**CHALLENGE:** Up to and including the line with "import * as", write out the listing from its first line, minus the pictures.
[start MATERIAL PROVIDED]
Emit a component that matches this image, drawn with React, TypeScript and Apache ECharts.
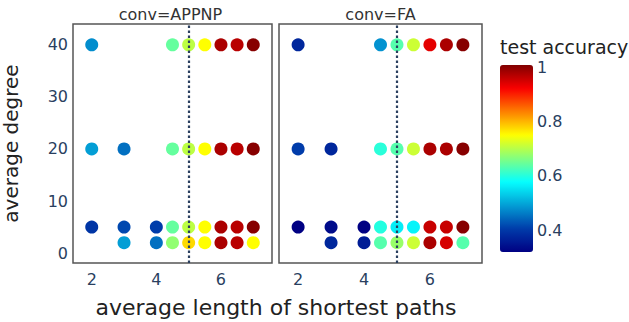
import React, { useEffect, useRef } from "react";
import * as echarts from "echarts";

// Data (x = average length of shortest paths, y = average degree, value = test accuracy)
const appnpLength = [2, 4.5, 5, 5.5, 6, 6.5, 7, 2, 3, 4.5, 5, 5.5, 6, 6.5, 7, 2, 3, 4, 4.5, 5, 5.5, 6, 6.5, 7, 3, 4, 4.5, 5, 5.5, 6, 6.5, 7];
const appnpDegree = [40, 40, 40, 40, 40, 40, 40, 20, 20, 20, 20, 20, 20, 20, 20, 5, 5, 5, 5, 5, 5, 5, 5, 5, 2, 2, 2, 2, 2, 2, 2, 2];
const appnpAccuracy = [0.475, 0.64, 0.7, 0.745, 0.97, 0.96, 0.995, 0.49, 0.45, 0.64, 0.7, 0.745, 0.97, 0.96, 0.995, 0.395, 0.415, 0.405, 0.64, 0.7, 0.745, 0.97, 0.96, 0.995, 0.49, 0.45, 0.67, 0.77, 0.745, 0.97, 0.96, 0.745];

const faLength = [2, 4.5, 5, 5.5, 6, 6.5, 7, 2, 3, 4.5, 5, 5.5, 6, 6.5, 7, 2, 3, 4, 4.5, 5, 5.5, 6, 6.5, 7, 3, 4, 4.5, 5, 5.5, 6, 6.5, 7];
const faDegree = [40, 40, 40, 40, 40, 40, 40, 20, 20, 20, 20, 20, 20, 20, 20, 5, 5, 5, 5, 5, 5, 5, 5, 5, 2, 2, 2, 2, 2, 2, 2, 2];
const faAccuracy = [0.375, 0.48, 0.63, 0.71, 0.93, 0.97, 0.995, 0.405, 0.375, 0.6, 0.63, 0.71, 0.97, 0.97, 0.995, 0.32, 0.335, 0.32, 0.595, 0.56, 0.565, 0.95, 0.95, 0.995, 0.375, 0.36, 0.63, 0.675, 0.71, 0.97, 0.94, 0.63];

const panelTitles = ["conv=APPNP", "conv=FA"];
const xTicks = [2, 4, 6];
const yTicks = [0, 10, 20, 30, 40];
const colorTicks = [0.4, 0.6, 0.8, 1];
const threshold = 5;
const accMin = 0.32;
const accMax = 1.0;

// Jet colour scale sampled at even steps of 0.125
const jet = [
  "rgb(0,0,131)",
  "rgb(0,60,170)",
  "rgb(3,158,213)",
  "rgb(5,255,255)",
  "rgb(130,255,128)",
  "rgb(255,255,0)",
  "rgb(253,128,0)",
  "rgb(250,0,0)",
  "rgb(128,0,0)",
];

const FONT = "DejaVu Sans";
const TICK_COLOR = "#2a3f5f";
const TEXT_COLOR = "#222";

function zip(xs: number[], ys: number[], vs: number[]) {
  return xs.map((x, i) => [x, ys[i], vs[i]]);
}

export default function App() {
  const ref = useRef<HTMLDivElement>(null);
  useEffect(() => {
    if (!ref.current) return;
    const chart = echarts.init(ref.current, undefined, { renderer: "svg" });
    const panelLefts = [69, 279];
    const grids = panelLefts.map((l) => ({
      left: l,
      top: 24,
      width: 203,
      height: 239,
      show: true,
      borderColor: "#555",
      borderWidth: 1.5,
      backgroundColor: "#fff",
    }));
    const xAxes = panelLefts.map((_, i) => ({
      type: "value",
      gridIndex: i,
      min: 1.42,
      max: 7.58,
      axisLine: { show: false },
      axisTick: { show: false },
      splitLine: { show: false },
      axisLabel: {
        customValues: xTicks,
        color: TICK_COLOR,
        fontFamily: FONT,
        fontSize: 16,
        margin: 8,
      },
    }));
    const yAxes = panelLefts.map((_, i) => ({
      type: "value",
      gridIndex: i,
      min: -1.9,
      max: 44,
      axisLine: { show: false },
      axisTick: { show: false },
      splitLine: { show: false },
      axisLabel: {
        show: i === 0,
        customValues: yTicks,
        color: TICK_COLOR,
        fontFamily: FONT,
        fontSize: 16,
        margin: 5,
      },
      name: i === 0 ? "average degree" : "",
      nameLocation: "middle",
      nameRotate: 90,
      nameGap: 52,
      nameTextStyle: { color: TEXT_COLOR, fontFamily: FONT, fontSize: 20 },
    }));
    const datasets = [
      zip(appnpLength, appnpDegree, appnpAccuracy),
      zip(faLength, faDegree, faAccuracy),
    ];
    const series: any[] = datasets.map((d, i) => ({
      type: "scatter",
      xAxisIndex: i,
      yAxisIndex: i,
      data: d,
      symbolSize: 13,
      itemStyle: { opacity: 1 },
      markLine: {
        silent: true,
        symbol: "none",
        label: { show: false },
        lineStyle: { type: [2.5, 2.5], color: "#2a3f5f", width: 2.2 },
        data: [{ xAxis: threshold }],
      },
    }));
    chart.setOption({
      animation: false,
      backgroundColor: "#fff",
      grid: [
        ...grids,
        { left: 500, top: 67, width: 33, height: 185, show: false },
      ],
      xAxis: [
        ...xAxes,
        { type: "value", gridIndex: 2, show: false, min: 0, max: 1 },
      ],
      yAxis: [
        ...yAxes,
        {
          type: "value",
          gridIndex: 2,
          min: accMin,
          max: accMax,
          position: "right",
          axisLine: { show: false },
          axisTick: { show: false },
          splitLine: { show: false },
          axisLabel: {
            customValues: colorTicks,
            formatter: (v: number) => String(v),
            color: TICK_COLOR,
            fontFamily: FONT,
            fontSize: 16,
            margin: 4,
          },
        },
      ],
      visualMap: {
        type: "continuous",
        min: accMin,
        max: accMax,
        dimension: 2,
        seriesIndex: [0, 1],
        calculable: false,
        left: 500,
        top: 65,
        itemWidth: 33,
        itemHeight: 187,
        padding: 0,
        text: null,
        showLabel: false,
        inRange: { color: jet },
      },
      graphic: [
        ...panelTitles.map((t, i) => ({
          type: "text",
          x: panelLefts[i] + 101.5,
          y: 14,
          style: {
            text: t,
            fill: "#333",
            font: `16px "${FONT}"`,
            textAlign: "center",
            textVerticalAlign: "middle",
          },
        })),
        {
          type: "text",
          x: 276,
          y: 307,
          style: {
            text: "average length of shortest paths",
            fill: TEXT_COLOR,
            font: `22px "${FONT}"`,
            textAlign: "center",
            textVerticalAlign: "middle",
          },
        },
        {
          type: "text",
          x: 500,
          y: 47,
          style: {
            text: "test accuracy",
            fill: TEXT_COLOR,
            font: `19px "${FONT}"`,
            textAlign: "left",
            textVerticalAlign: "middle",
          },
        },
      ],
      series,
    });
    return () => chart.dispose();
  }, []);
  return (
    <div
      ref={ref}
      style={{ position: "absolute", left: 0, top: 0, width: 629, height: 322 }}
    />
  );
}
[end MATERIAL PROVIDED]
**COMPLETE OUTPUT:**
Emit a component that matches this image, drawn with React, TypeScript and Apache ECharts.
import React, { useEffect, useRef } from "react";
import * as echarts from "echarts";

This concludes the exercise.